The listing below begins with the first line you should copy; stop after the line containing "const FREQ_STEP = 2", and drop every picture.

**********

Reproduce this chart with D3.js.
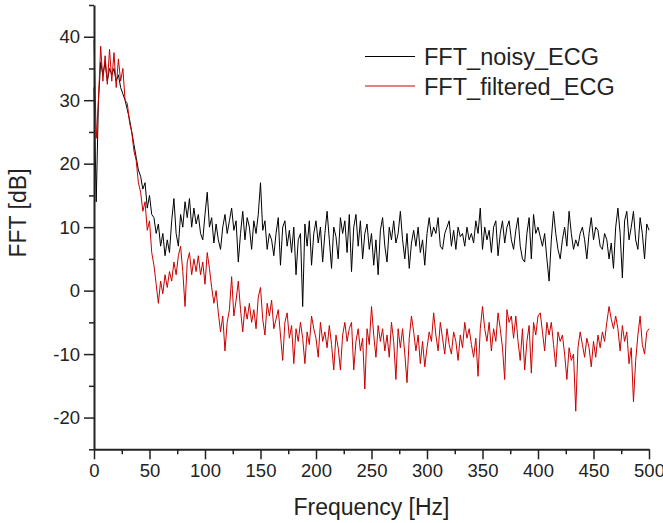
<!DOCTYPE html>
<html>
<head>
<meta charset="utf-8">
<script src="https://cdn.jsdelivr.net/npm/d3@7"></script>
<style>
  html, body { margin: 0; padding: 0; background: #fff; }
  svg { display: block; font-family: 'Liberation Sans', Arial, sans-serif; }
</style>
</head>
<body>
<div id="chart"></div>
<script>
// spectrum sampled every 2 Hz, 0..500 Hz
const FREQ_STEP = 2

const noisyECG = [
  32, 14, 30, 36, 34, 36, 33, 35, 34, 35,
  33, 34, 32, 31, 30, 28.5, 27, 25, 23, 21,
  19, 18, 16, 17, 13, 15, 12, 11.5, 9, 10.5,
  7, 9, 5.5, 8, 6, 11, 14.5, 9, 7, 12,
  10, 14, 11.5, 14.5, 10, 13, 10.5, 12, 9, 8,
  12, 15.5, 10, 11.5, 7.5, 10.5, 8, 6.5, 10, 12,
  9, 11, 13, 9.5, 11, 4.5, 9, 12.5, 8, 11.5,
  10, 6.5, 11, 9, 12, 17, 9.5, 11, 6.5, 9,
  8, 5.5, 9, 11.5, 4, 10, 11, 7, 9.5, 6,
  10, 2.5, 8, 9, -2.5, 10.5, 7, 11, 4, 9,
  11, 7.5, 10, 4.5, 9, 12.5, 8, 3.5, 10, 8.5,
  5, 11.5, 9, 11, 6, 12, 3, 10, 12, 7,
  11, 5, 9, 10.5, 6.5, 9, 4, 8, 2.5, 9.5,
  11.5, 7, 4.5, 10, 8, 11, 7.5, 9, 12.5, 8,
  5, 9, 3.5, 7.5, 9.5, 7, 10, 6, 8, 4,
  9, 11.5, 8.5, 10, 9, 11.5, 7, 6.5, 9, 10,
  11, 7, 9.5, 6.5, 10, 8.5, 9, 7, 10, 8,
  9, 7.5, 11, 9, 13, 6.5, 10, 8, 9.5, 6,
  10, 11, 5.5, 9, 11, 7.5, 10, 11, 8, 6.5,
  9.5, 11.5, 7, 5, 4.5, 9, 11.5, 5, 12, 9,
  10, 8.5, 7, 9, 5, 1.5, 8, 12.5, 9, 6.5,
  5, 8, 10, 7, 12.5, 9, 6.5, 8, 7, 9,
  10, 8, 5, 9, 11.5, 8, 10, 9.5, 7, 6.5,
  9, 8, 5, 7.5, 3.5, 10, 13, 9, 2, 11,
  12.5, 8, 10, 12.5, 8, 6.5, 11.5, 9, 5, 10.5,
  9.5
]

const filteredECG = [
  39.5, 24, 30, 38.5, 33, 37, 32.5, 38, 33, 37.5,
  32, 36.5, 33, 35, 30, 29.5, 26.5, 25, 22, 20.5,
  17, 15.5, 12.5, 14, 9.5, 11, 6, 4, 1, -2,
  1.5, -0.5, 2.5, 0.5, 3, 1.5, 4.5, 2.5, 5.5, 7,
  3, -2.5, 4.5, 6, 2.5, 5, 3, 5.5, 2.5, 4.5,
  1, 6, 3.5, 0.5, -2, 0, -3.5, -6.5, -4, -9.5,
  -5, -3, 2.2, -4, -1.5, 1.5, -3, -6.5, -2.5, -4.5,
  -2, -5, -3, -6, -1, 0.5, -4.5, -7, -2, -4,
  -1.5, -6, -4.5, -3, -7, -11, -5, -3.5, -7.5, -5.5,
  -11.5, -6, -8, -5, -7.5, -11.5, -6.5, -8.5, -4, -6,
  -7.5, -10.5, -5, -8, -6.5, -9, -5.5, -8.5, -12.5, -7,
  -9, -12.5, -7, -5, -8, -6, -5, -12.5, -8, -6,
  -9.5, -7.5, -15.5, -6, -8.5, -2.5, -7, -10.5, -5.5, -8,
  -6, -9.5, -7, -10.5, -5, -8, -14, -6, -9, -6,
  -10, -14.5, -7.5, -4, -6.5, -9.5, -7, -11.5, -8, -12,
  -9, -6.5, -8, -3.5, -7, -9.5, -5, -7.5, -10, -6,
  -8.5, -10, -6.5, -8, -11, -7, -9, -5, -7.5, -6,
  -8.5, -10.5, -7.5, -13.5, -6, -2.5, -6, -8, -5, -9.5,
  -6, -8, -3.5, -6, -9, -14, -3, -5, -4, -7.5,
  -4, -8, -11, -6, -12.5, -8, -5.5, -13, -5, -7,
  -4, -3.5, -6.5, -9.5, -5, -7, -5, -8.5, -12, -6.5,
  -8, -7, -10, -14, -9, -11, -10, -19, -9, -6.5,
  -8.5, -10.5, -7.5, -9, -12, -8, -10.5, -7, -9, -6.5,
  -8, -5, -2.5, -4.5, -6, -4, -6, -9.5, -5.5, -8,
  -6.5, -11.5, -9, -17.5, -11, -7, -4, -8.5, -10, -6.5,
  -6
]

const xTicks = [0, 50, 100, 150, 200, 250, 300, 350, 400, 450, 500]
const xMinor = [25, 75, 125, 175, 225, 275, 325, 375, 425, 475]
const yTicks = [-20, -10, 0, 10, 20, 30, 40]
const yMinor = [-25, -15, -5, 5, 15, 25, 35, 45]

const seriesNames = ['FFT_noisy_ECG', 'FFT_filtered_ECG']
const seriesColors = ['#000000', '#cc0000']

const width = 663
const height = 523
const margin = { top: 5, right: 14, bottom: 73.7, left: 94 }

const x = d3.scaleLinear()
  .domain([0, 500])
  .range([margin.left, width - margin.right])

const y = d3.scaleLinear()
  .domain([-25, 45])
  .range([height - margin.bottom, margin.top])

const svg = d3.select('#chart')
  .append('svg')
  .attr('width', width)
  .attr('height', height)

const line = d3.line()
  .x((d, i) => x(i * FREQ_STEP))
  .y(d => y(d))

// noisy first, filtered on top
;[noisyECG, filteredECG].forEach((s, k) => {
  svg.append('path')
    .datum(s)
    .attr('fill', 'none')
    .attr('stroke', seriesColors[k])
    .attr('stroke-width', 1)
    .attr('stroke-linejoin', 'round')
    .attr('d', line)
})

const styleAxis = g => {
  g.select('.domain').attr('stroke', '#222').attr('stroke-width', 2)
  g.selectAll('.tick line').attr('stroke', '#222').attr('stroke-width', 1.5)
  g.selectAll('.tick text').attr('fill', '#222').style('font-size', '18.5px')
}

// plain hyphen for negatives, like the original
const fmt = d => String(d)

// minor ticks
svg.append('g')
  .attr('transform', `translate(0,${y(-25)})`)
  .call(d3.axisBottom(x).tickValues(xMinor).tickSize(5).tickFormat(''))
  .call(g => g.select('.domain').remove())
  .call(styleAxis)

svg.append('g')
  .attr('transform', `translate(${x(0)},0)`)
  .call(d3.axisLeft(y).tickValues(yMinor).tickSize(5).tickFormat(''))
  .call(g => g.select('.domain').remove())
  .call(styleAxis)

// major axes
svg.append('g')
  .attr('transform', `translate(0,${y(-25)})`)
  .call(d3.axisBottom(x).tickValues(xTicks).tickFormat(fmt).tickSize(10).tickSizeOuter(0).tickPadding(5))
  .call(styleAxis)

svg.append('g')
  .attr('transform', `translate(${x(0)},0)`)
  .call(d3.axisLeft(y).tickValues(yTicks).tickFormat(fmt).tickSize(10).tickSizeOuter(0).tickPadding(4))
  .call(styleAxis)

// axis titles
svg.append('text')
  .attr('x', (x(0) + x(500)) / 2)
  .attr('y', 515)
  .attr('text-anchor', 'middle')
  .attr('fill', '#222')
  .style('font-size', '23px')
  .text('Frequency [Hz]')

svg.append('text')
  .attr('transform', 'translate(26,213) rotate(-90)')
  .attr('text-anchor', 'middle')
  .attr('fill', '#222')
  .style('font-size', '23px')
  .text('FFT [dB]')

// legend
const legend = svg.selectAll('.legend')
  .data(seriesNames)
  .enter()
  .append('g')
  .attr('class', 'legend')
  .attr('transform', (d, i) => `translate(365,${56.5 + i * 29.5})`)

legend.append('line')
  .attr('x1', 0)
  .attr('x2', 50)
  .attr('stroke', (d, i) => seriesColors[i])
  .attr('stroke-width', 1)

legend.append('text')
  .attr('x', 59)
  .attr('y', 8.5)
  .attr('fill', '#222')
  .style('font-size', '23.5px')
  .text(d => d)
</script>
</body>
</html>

**********

§ TASK SOLUTION:
Reproduce this chart with D3.js.
<!DOCTYPE html>
<html>
<head>
<meta charset="utf-8">
<script src="https://cdn.jsdelivr.net/npm/d3@7"></script>
<style>
  html, body { margin: 0; padding: 0; background: #fff; }
  svg { display: block; font-family: 'Liberation Sans', Arial, sans-serif; }
</style>
</head>
<body>
<div id="chart"></div>
<script>
// spectrum sampled every 2 Hz, 0..500 Hz
const FREQ_STEP = 2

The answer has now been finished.